DIRECTIONS: Every line below is to be copied exactly, with the pictures left out.

SOURCE MATERIAL:
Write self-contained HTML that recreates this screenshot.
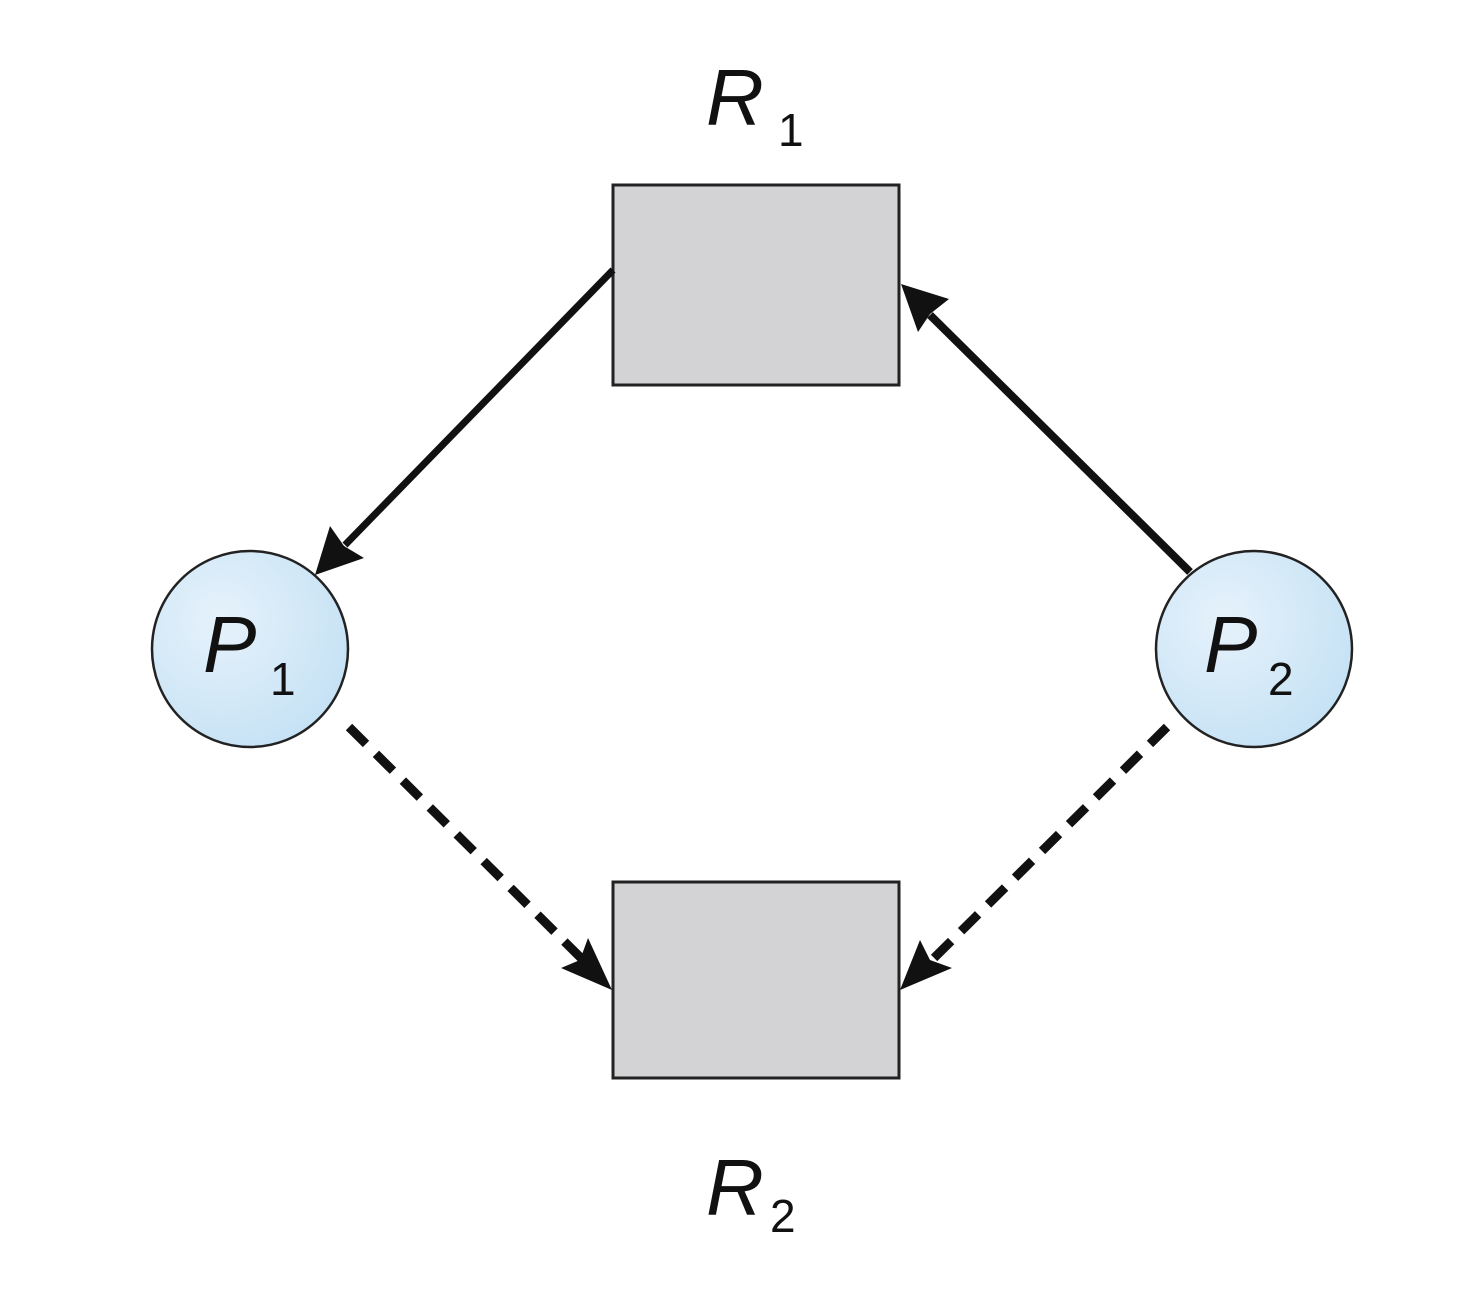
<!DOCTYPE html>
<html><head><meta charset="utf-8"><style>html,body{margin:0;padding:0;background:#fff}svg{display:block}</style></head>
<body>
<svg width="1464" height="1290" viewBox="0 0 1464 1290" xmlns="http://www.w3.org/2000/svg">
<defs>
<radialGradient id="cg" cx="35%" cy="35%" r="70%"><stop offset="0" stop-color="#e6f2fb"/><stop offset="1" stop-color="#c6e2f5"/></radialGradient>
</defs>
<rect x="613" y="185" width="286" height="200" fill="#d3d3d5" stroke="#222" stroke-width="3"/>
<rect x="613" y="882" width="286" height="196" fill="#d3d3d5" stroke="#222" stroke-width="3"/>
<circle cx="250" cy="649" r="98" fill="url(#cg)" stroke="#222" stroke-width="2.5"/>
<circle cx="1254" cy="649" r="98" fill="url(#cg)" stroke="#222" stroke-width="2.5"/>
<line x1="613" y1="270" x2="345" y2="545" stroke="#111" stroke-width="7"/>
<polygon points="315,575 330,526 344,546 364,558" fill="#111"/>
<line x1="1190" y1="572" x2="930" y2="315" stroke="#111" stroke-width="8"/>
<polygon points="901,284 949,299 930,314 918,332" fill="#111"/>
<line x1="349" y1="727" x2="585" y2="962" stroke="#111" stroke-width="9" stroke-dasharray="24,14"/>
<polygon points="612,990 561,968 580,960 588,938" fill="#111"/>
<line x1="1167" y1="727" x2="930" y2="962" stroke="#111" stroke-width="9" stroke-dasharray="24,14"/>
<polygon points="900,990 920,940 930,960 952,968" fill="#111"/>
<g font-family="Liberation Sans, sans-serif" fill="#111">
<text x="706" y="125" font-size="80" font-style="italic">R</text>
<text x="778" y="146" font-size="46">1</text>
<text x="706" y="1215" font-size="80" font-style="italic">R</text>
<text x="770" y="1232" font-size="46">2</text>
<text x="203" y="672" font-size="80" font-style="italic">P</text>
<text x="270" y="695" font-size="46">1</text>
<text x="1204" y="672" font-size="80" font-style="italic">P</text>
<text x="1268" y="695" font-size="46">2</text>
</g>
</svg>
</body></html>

EXERCISE ANSWER:
Write self-contained HTML that recreates this screenshot.
<!DOCTYPE html>
<html><head><meta charset="utf-8"><style>html,body{margin:0;padding:0;background:#fff}svg{display:block}</style></head>
<body>
<svg width="1464" height="1290" viewBox="0 0 1464 1290" xmlns="http://www.w3.org/2000/svg">
<defs>
<radialGradient id="cg" cx="35%" cy="35%" r="70%"><stop offset="0" stop-color="#e6f2fb"/><stop offset="1" stop-color="#c6e2f5"/></radialGradient>
</defs>
<rect x="613" y="185" width="286" height="200" fill="#d3d3d5" stroke="#222" stroke-width="3"/>
<rect x="613" y="882" width="286" height="196" fill="#d3d3d5" stroke="#222" stroke-width="3"/>
<circle cx="250" cy="649" r="98" fill="url(#cg)" stroke="#222" stroke-width="2.5"/>
<circle cx="1254" cy="649" r="98" fill="url(#cg)" stroke="#222" stroke-width="2.5"/>
<line x1="613" y1="270" x2="345" y2="545" stroke="#111" stroke-width="7"/>
<polygon points="315,575 330,526 344,546 364,558" fill="#111"/>
<line x1="1190" y1="572" x2="930" y2="315" stroke="#111" stroke-width="8"/>
<polygon points="901,284 949,299 930,314 918,332" fill="#111"/>
<line x1="349" y1="727" x2="585" y2="962" stroke="#111" stroke-width="9" stroke-dasharray="24,14"/>
<polygon points="612,990 561,968 580,960 588,938" fill="#111"/>
<line x1="1167" y1="727" x2="930" y2="962" stroke="#111" stroke-width="9" stroke-dasharray="24,14"/>
<polygon points="900,990 920,940 930,960 952,968" fill="#111"/>
<g font-family="Liberation Sans, sans-serif" fill="#111">
<text x="706" y="125" font-size="80" font-style="italic">R</text>
<text x="778" y="146" font-size="46">1</text>
<text x="706" y="1215" font-size="80" font-style="italic">R</text>
<text x="770" y="1232" font-size="46">2</text>
<text x="203" y="672" font-size="80" font-style="italic">P</text>
<text x="270" y="695" font-size="46">1</text>
<text x="1204" y="672" font-size="80" font-style="italic">P</text>
<text x="1268" y="695" font-size="46">2</text>
</g>
</svg>
</body></html>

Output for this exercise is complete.